Frequently Asked Questions
Who is General Dhiraj Seth and what is his background?
General Dhiraj Seth is India's 31st Chief of Army Staff, succeeding General Upendra Dwivedi. According to Hindustan Times and Telangana Today, he is a decorated officer with extensive command and staff experience across operational theatres and the defence planning apparatus, appointed through the established seniority-and-merit process.
What is the Agnipath scheme and why is it controversial?
Agnipath, launched in 2022, is a four-year short-service military enlistment scheme designed to reduce the Army's pension bill and lower the average age of soldiers. It has faced criticism from recruits uncertain about post-service careers, veterans concerned about regimental traditions, and politicians in recruitment-heavy states, with multiple analysts noting a quiet review is underway.

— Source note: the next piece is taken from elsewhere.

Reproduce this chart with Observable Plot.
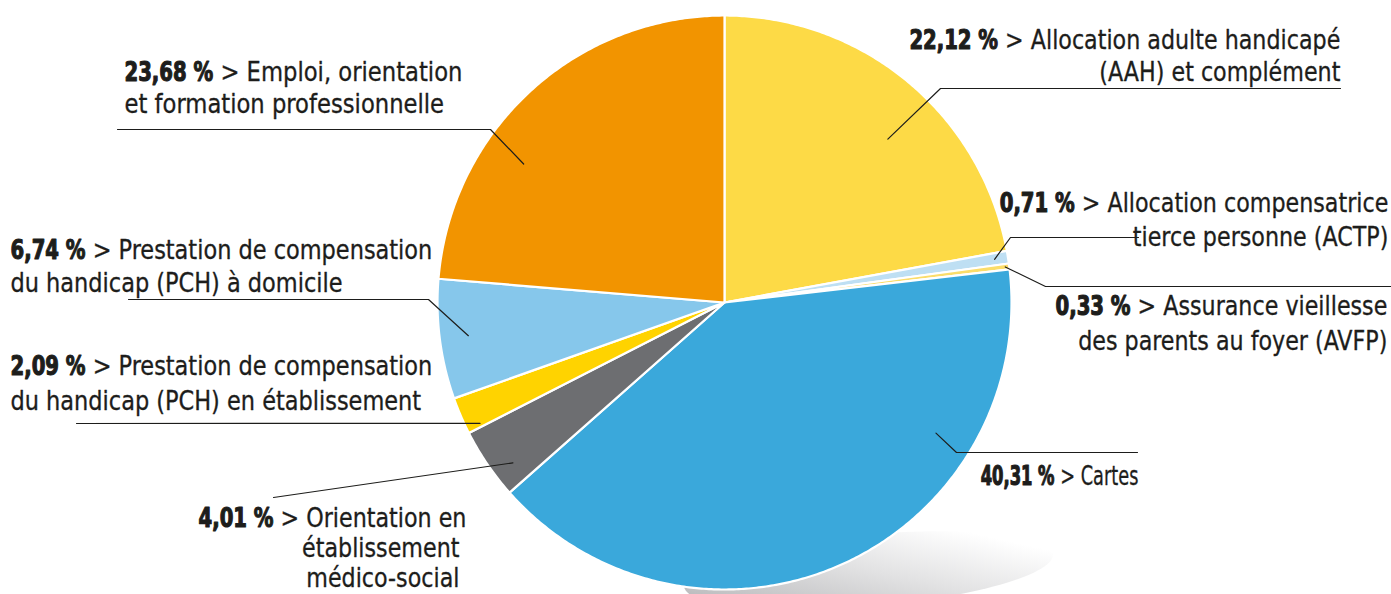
<!DOCTYPE html>
<html><head><meta charset="utf-8">
<script src="https://cdn.jsdelivr.net/npm/d3@7"></script>
<script src="https://cdn.jsdelivr.net/npm/@observablehq/plot@0.6"></script>
<style>
html,body{margin:0;padding:0;background:#fff;}
#chart svg{display:block;}
</style>
</head><body><div id="chart"></div>
<script>
// ---------- DATA ----------
const categories = [
  "Allocation adulte handicapé (AAH) et complément",
  "Allocation compensatrice tierce personne (ACTP)",
  "Assurance vieillesse des parents au foyer (AVFP)",
  "Cartes",
  "Orientation en établissement médico-social",
  "Prestation de compensation du handicap (PCH) en établissement",
  "Prestation de compensation du handicap (PCH) à domicile",
  "Emploi, orientation et formation professionnelle"
];
const shares = [22.12, 0.71, 0.33, 40.31, 4.01, 2.09, 6.74, 23.68];
const shareLabels = ["22,12 %", "0,71 %", "0,33 %", "40,31 %", "4,01 %", "2,09 %", "6,74 %", "23,68 %"];
const labelLines = [
  ["> Allocation adulte handicapé", "(AAH) et complément"],
  ["> Allocation compensatrice", "tierce personne (ACTP)"],
  ["> Assurance vieillesse", "des parents au foyer (AVFP)"],
  ["> Cartes"],
  ["> Orientation en", "établissement", "médico-social"],
  ["> Prestation de compensation", "du handicap (PCH) en établissement"],
  ["> Prestation de compensation", "du handicap (PCH) à domicile"],
  ["> Emploi, orientation", "et formation professionnelle"]
];
const sliceColors = ["#FDDA46", "#BEDFF3", "#FBDD6A", "#3AA8DB", "#6D6E71", "#FFD300", "#86C7EB", "#F29400"];

// ---------- LAYOUT ----------
const W = 1391, H = 594;
const CX = 724, CY = 302, R = 287;
const FONT = "'DejaVu Sans Condensed', 'DejaVu Sans', sans-serif";
const FS = 26;
// label blocks: align, anchor x (first line / following lines), first-line centre y, line height, scales
const labelLayout = [
  {align: "end",   x: 1340, x2: 1340, y: 40,  lh: 32, fs: FS, sb: 0.84, sr: 0.95},
  {align: "end",   x: 1388, x2: 1388, y: 203, lh: 34, fs: FS, sb: 0.84, sr: 0.95},
  {align: "end",   x: 1387, x2: 1387, y: 306, lh: 35, fs: FS, sb: 0.84, sr: 0.95},
  {align: "end",   x: 1138, x2: 1138, y: 476, lh: 32, fs: FS, sb: 0.70, sr: 0.76},
  {align: "end",   x: 466,  x2: 459,  y: 518, lh: 30, fs: FS, sb: 0.84, sr: 0.95},
  {align: "start", x: 10,   x2: 10,   y: 366, lh: 35, fs: FS, sb: 0.84, sr: 0.96},
  {align: "start", x: 10,   x2: 10,   y: 250, lh: 33, fs: FS, sb: 0.84, sr: 0.96},
  {align: "start", x: 124,  x2: 124,  y: 72,  lh: 32, fs: FS, sb: 0.84, sr: 0.97}
];
// leader lines: position inside slice (t along angle, k along radius) then label-side points
const leaderLayout = [
  {t: 0.565, k: 0.805, pts: [[940, 88], [1340, 88]]},
  {t: 0.5,   k: 0.953, pts: [[1010, 237], [1138, 237]]},
  {t: 0.5,   k: 0.986, pts: [[1045, 286], [1390, 286]]},
  {t: 0.264, k: 0.866, pts: [[956, 452], [1137, 452]]},
  {t: 0.3,   k: 0.925, pts: [[273, 497]]},
  {t: 0.1,   k: 0.95,  pts: [[76, 423]]},
  {t: 0.5,   k: 0.90,  pts: [[428, 299], [128, 299]]},
  {t: 0.35,  k: 0.85,  pts: [[490, 129], [117, 129]]}
];

// ---------- BUILD ----------
const data = categories.map((c, i) => ({name: c, share: shares[i]}));
const arcs = d3.pie().sort(null).value(d => d.share)(data);
const polar = (a, r) => [CX + r * Math.sin(a), CY - r * Math.cos(a)];

const slicePts = [];
arcs.forEach((a, i) => {
  const n = Math.max(2, Math.ceil((a.endAngle - a.startAngle) / (Math.PI / 360)));
  slicePts.push({name: categories[i], x: CX, y: CY});
  for (let j = 0; j <= n; j++) {
    const ang = a.startAngle + (a.endAngle - a.startAngle) * j / n;
    const [x, y] = polar(ang, R);
    slicePts.push({name: categories[i], x, y});
  }
});

const leaderPts = [];
arcs.forEach((a, i) => {
  const L = leaderLayout[i];
  const ang = a.startAngle + (a.endAngle - a.startAngle) * L.t;
  const [x0, y0] = polar(ang, R * L.k);
  leaderPts.push({id: i, x: x0, y: y0});
  L.pts.forEach(([x, y]) => leaderPts.push({id: i, x, y}));
});

// text measurement
const ctx = document.createElement("canvas").getContext("2d");
const measure = (txt, weight, fs) => { ctx.font = `${weight} ${fs}px ${FONT}`; return ctx.measureText(txt).width; };

const boldTexts = [], regTexts = [];
labelLayout.forEach((L, i) => {
  labelLines[i].forEach((line, j) => {
    const y = L.y + j * L.lh;
    if (j === 0) {
      const bw = measure(shareLabels[i], "bold", L.fs) * L.sb;
      const sw = measure(" ", "normal", L.fs) * L.sr;
      const rw = measure(line, "normal", L.fs) * L.sr;
      const start = L.align === "end" ? L.x - (bw + sw + rw) : L.x;
      boldTexts.push({x: start, y, text: shareLabels[i], fs: L.fs, s: L.sb});
      regTexts.push({x: start + bw + sw, y, text: line, fs: L.fs, s: L.sr});
    } else {
      const rw = measure(line, "normal", L.fs) * L.sr;
      const start = L.align === "end" ? L.x2 - rw : L.x2;
      regTexts.push({x: start, y, text: line, fs: L.fs, s: L.sr});
    }
  });
});

// shadow (decorative) ellipse under the pie
const shadowPts = d3.range(0, 361, 3).map(d => {
  const a = d * Math.PI / 180, rot = -5 * Math.PI / 180;
  const ex = 185 * Math.cos(a), ey = 36 * Math.sin(a);
  return {x: 868 + ex * Math.cos(rot) - ey * Math.sin(rot), y: 570 + ex * Math.sin(rot) + ey * Math.cos(rot)};
});

const chart = Plot.plot({
  width: W, height: H, margin: 0,
  x: {domain: [0, W], range: [0, W], axis: null},
  y: {domain: [0, H], range: [0, H], axis: null},
  color: {domain: categories, range: sliceColors},
  style: {background: "#fff", fontFamily: FONT},
  marks: [
    Plot.line(shadowPts, {x: "x", y: "y", curve: "linear-closed", fill: "url(#shadowGrad)", stroke: "none"}),
    Plot.line(slicePts, {x: "x", y: "y", z: "name", fill: "name", stroke: "#fff", strokeWidth: 2.2, strokeLinejoin: "round", curve: "linear-closed"}),
    Plot.line(leaderPts, {x: "x", y: "y", z: "id", stroke: "#1d1d1b", strokeWidth: 1.2}),
    Plot.text(boldTexts, {x: "x", y: "y", text: "text", fontSize: d => d.fs, textAnchor: "start", fontWeight: "bold", fill: "#1d1d1b", stroke: "#1d1d1b", strokeWidth: 1.1}),
    Plot.text(regTexts, {x: "x", y: "y", text: "text", fontSize: d => d.fs, textAnchor: "start", fill: "#1d1d1b", stroke: "#1d1d1b", strokeWidth: 0.3})
  ]
});

// condense glyphs horizontally (narrow typeface look)
const textGroups = d3.select(chart).selectAll("g[aria-label='text']").nodes();
[boldTexts, regTexts].forEach((arr, gi) => {
  if (!textGroups[gi]) return;
  d3.select(textGroups[gi]).selectAll("text").each(function(_, i) {
    const s = arr[i] ? arr[i].s : 1;
    const t = this.getAttribute("transform");
    if (t && t.includes("translate")) {
      this.setAttribute("transform", t + ` scale(${s},1)`);
    } else {
      const x = +this.getAttribute("x") || 0, y = +this.getAttribute("y") || 0;
      this.removeAttribute("x"); this.removeAttribute("y");
      this.setAttribute("transform", `translate(${x},${y}) scale(${s},1)`);
    }
  });
});

const defs = d3.select(chart).insert("defs", ":first-child");
const g = defs.append("linearGradient").attr("id", "shadowGrad").attr("x1", "0.1").attr("y1", "1").attr("x2", "0.95").attr("y2", "0.2");
g.append("stop").attr("offset", "0%").attr("stop-color", "#b9b9bb");
g.append("stop").attr("offset", "55%").attr("stop-color", "#e2e2e3");
g.append("stop").attr("offset", "100%").attr("stop-color", "#ffffff");

document.getElementById("chart").appendChild(chart);
</script>
</body></html>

What is theaterisation and why is it difficult to implement?
Theaterisation refers to the creation of integrated theatre commands that unify Army, Navy, and Air Force assets under a single commander for a given geography. While strategically logical, it faces institutional resistance — particularly from the Indian Air Force, which fears its assets being placed under Army-dominated commanders, and from senior Army generals whose posts may be eliminated in the restructuring.
What is the current situation on the India-China LAC?
While disengagement has occurred at several friction points in eastern Ladakh, defence analysts note that China's infrastructure build-up — new roads, helipads, and forward bases — continues on its side. India maintains an estimated 50,000-60,000 troops in the sector on near-permanent rotation, creating significant logistical and morale costs.